To convince wary investors that their money would be secure, Schick agreed to deposit the entrusted funds in escrow accounts covered by restrictive provisions. Lerner v. Fleet Bank, N.A., 146 F.Supp.2d 224, 225-27 (E.D.N.Y.2001). He also entered into escrow agreements with the investors that stated: "Escrow Agent are attorneys [sic] admitted to practice in the State of New York and shall act as fiduciary in accordance with the relevant provisions of the Judiciary Law and all other ethical or legal standards for attorneys admitted to practice in the State of New York and expressly agrees that the only person who shall be entitled to, or have any right or interest in the Escrow Deposit shall be the Depositor." Armed with these guarantees, and relying on the fact that Schick was an attorney in good standing with the New York bar, the investors turned their money over to Schick for deposit in the defendant banks. Ultimately, however, these escrow agreements provided little protection against Schick's unscrupulous conduct. Before the investors discovered his fraud, Schick had raided the accounts repeatedly and managed to steal approximately $82 million.

Id. at 117-18 (brackets in original).

The plaintiffs based their RICO claims primarily on the banks' failure to report Schick's overdrafts on his attorney fiduciary accounts to the Lawyers' Fund for Client Protection of the State of New York, as required by New York law. New York's Disciplinary Code requires that "[a] lawyer who is in possession of funds belonging to another person incident to the lawyer's practice of law, shall maintain such funds in a banking institution within the State of New York which agrees to provide dishonored check reports" to the Lawyers' Fund. See N.Y. Comp.Codes R. & Regs. tit. 22, § 1200.46(b)(1). Each of the defendants had entered into one or more agreements with the Lawyers' Fund, in which they agreed to report all checks drawn by attorneys on "special," "trust," "escrow," or "IOLA"1 accounts that were dishonored for insufficient funds. See id. at § 1300.1.

The Lawyers' Fund uses these reports of checks dishonored for insufficient funds, known colloquially as "bounced" checks, to initiate disciplinary proceedings against lawyers who mishandle client funds. A check on a client account that is dishonored for insufficient funds is often evidence that a lawyer has improperly commingled client funds, in violation of his or her fiduciary duties.
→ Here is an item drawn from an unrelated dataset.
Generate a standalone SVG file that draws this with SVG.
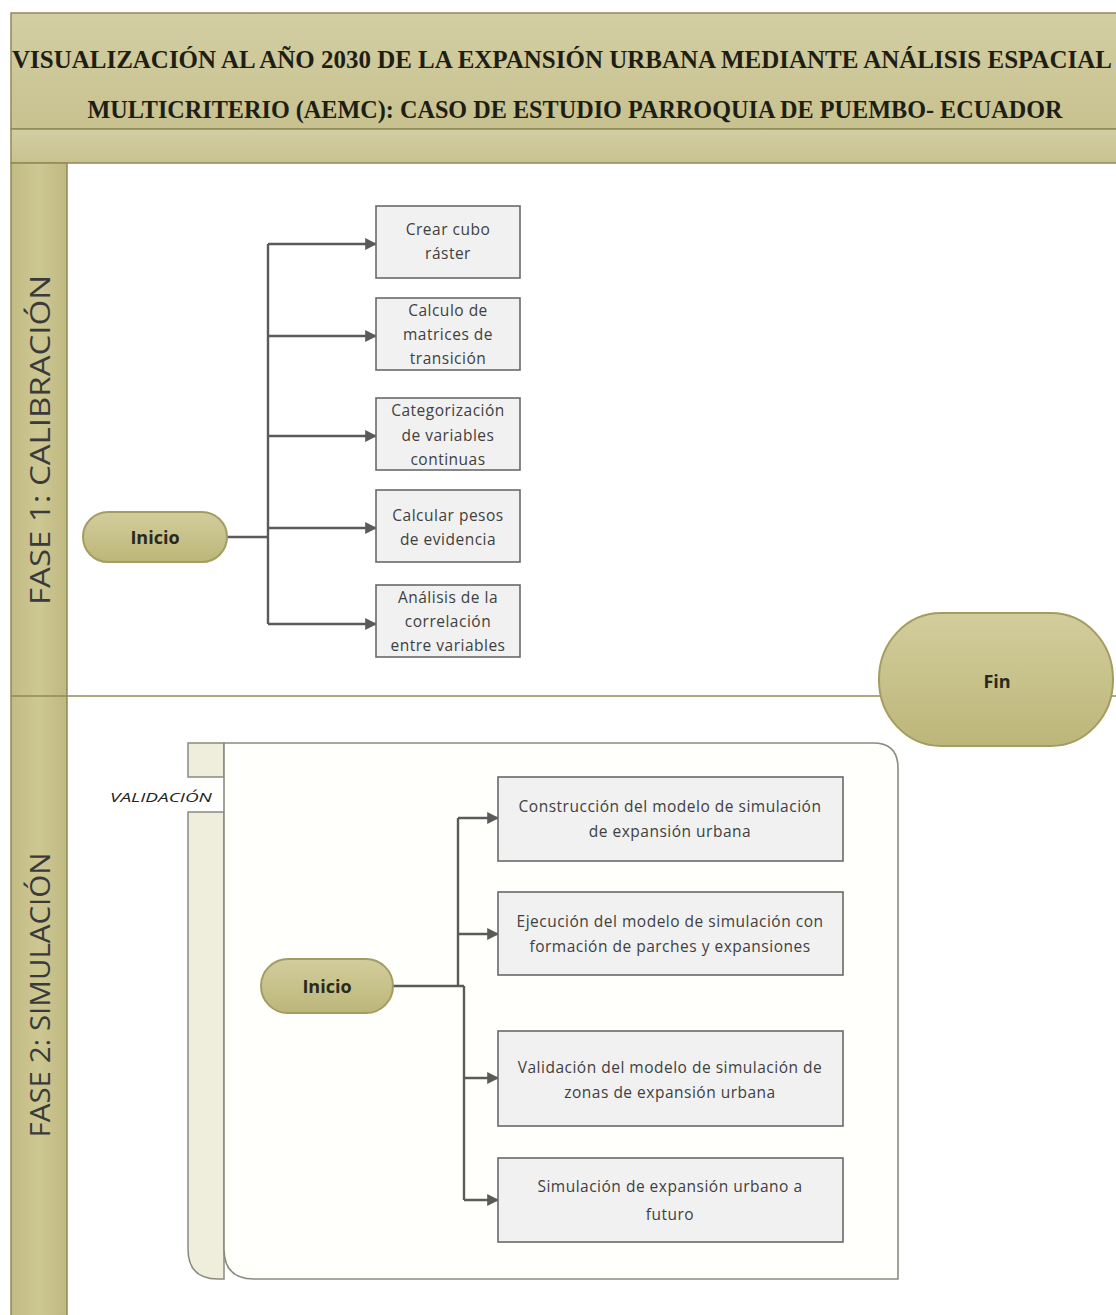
<svg xmlns="http://www.w3.org/2000/svg" width="1116" height="1315" viewBox="0 0 1116 1315">
  <defs>
    <linearGradient id="bandGrad" x1="0" y1="0" x2="0" y2="1">
      <stop offset="0" stop-color="#d3cea3"/>
      <stop offset="1" stop-color="#c8c290"/>
    </linearGradient>
    <linearGradient id="colGrad" x1="0" y1="0" x2="1" y2="0">
      <stop offset="0" stop-color="#c2bb84"/>
      <stop offset="0.5" stop-color="#cdc793"/>
      <stop offset="1" stop-color="#bfb880"/>
    </linearGradient>
    <linearGradient id="termGrad" x1="0" y1="0" x2="0" y2="1">
      <stop offset="0" stop-color="#d2cd9c"/>
      <stop offset="1" stop-color="#bdb67a"/>
    </linearGradient>
    <marker id="arrow" viewBox="0 0 10 10" refX="9" refY="5" markerWidth="5" markerHeight="5" orient="auto" markerUnits="strokeWidth">
      <path d="M0,0 L10,5 L0,10 z" fill="#5a5a5a"/>
    </marker>
    <style>
      .title { font-family: "Liberation Serif", "Times New Roman", serif; font-weight: bold; font-size: 25px; fill: #1e1e14; }
      .phase { font-family: "Open Sans", "Liberation Sans", sans-serif; font-size: 27px; fill: #3a3a3a; }
      .box { fill: #f1f1f1; stroke: #6a6a6a; stroke-width: 1.6; }
      .boxtxt { font-family: "Open Sans", "Liberation Sans", sans-serif; font-size: 15.5px; letter-spacing: 0.5px; fill: #404040; text-anchor: middle; }
      .term { fill: url(#termGrad); stroke: #a39d62; stroke-width: 2; }
      .termtxt { font-family: "Open Sans", "Liberation Sans", sans-serif; font-size: 18px; font-weight: bold; fill: #2a2a1c; text-anchor: middle; }
      .conn { fill: none; stroke: #5a5a5a; stroke-width: 2.4; }
      .frame { stroke: #8f8a57; stroke-width: 1.5; }
    </style>
  </defs>

  <rect x="0" y="0" width="1116" height="1315" fill="#ffffff"/>

  <!-- Pool header: title band and sub band -->
  <g id="pool-header">
    <rect x="11" y="13" width="1110" height="116" fill="url(#bandGrad)" class="frame"/>
    <rect x="11" y="129" width="1110" height="34" fill="url(#bandGrad)" class="frame"/>
    <text class="title" x="562" y="68" text-anchor="middle" textLength="1100" lengthAdjust="spacingAndGlyphs">VISUALIZACIÓN AL AÑO 2030 DE LA EXPANSIÓN URBANA MEDIANTE ANÁLISIS ESPACIAL</text>
    <text class="title" x="575" y="118" text-anchor="middle" textLength="975" lengthAdjust="spacingAndGlyphs">MULTICRITERIO (AEMC): CASO DE ESTUDIO PARROQUIA DE PUEMBO- ECUADOR</text>
  </g>

  <!-- Lane headers -->
  <g id="lane-headers">
    <rect x="11" y="163" width="56" height="1160" fill="url(#colGrad)" class="frame"/>
    <line x1="11" y1="696" x2="1116" y2="696" stroke="#8f8a57" stroke-width="1.5"/>
    <text class="phase" transform="translate(50,440) rotate(-90)" text-anchor="middle" textLength="330" lengthAdjust="spacingAndGlyphs">FASE 1: CALIBRACIÓN</text>
    <text class="phase" transform="translate(50,995) rotate(-90)" text-anchor="middle" textLength="285" lengthAdjust="spacingAndGlyphs">FASE 2: SIMULACIÓN</text>
  </g>

  <!-- Validation container (lane 2) -->
  <g id="validacion">
    <rect x="188" y="743" width="36" height="34" fill="#efeedd" stroke="#8a8a80" stroke-width="1.5"/>
    <path d="M188,812 L224,812 L224,1279 L218,1279 Q188,1279 188,1249 Z" fill="#efeedd" stroke="#8a8a80" stroke-width="1.5"/>
    <path d="M224,743 L873,743 Q898,743 898,768 L898,1279 L254,1279 Q224,1279 224,1249 Z" fill="#fffffb" stroke="#8a8a80" stroke-width="1.6"/>
    <text x="110" y="802" font-family="Open Sans, Liberation Sans, sans-serif" font-size="12.5" font-style="italic" fill="#222" textLength="102" lengthAdjust="spacingAndGlyphs">VALIDACIÓN</text>
  </g>

  <!-- Connectors -->
  <g id="connectors">
    <path class="conn" d="M227,537 L268,537"/>
    <path class="conn" d="M268,244 L268,624"/>
    <path class="conn" d="M268,244 L376,244" marker-end="url(#arrow)"/>
    <path class="conn" d="M268,336 L376,336" marker-end="url(#arrow)"/>
    <path class="conn" d="M268,436 L376,436" marker-end="url(#arrow)"/>
    <path class="conn" d="M268,528 L376,528" marker-end="url(#arrow)"/>
    <path class="conn" d="M268,624 L376,624" marker-end="url(#arrow)"/>

    <path class="conn" d="M393,986 L464,986"/>
    <path class="conn" d="M458,986 L458,818"/>
    <path class="conn" d="M464,986 L464,1200"/>
    <path class="conn" d="M458,818 L498,818" marker-end="url(#arrow)"/>
    <path class="conn" d="M458,934 L498,934" marker-end="url(#arrow)"/>
    <path class="conn" d="M464,1078 L498,1078" marker-end="url(#arrow)"/>
    <path class="conn" d="M464,1200 L498,1200" marker-end="url(#arrow)"/>
  </g>

  <!-- Phase 1 nodes -->
  <g id="inicio-1">
    <rect class="term" x="83" y="512" width="144" height="50" rx="25" ry="25"/>
    <text class="termtxt" x="155" y="544">Inicio</text>
  </g>
  <g id="crear-cubo">
    <rect class="box" x="376" y="206" width="144" height="72"/>
    <text class="boxtxt" x="448" y="235">Crear cubo</text>
    <text class="boxtxt" x="448" y="259">ráster</text>
  </g>
  <g id="matrices">
    <rect class="box" x="376" y="298" width="144" height="72"/>
    <text class="boxtxt" x="448" y="316">Calculo de</text>
    <text class="boxtxt" x="448" y="340">matrices de</text>
    <text class="boxtxt" x="448" y="364">transición</text>
  </g>
  <g id="categorizacion">
    <rect class="box" x="376" y="398" width="144" height="72"/>
    <text class="boxtxt" x="448" y="416">Categorización</text>
    <text class="boxtxt" x="448" y="441">de variables</text>
    <text class="boxtxt" x="448" y="465">continuas</text>
  </g>
  <g id="pesos">
    <rect class="box" x="376" y="490" width="144" height="72"/>
    <text class="boxtxt" x="448" y="521">Calcular pesos</text>
    <text class="boxtxt" x="448" y="545">de evidencia</text>
  </g>
  <g id="correlacion">
    <rect class="box" x="376" y="585" width="144" height="72"/>
    <text class="boxtxt" x="448" y="603">Análisis de la</text>
    <text class="boxtxt" x="448" y="627">correlación</text>
    <text class="boxtxt" x="448" y="651">entre variables</text>
  </g>

  <!-- End node -->
  <g id="fin">
    <rect class="term" x="879" y="613" width="234" height="133" rx="62" ry="66"/>
    <text class="termtxt" x="997" y="688">Fin</text>
  </g>

  <!-- Phase 2 nodes -->
  <g id="inicio-2">
    <rect class="term" x="261" y="959" width="132" height="54" rx="27" ry="27"/>
    <text class="termtxt" x="327" y="993">Inicio</text>
  </g>
  <g id="construccion">
    <rect class="box" x="498" y="777" width="345" height="84"/>
    <text class="boxtxt" x="670" y="812">Construcción del modelo de simulación</text>
    <text class="boxtxt" x="670" y="837">de expansión urbana</text>
  </g>
  <g id="ejecucion">
    <rect class="box" x="498" y="892" width="345" height="83"/>
    <text class="boxtxt" x="670" y="927">Ejecución del modelo de simulación con</text>
    <text class="boxtxt" x="670" y="952">formación de parches y expansiones</text>
  </g>
  <g id="validacion-modelo">
    <rect class="box" x="498" y="1031" width="345" height="95"/>
    <text class="boxtxt" x="670" y="1073">Validación del modelo de simulación de</text>
    <text class="boxtxt" x="670" y="1098">zonas de expansión urbana</text>
  </g>
  <g id="simulacion-futuro">
    <rect class="box" x="498" y="1158" width="345" height="84"/>
    <text class="boxtxt" x="670" y="1192">Simulación de expansión urbano a</text>
    <text class="boxtxt" x="670" y="1220">futuro</text>
  </g>
</svg>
See generally ABA Model Rules for Trust Account Overdraft Notification, R.2, available at http://www.abanet.org/cpr/clientpro/orule2.html (last visited June 24, 2006).

In support of their RICO claim, the plaintiffs alleged primarily that the banks engaged in a conspiracy to corrupt the Lawyers' Fund. After we affirmed dismissal of that claim and remanded to the district court for its consideration of the plaintiffs' state-law claims, the court instructed the plaintiffs to submit an amended complaint that pared down their many state-law claims. The plaintiffs' second amended complaint replaced the portion of the original complaint addressing the state-law causes of action. But the first 147 pages of the earlier complaint, which described the factual background of the allegations,...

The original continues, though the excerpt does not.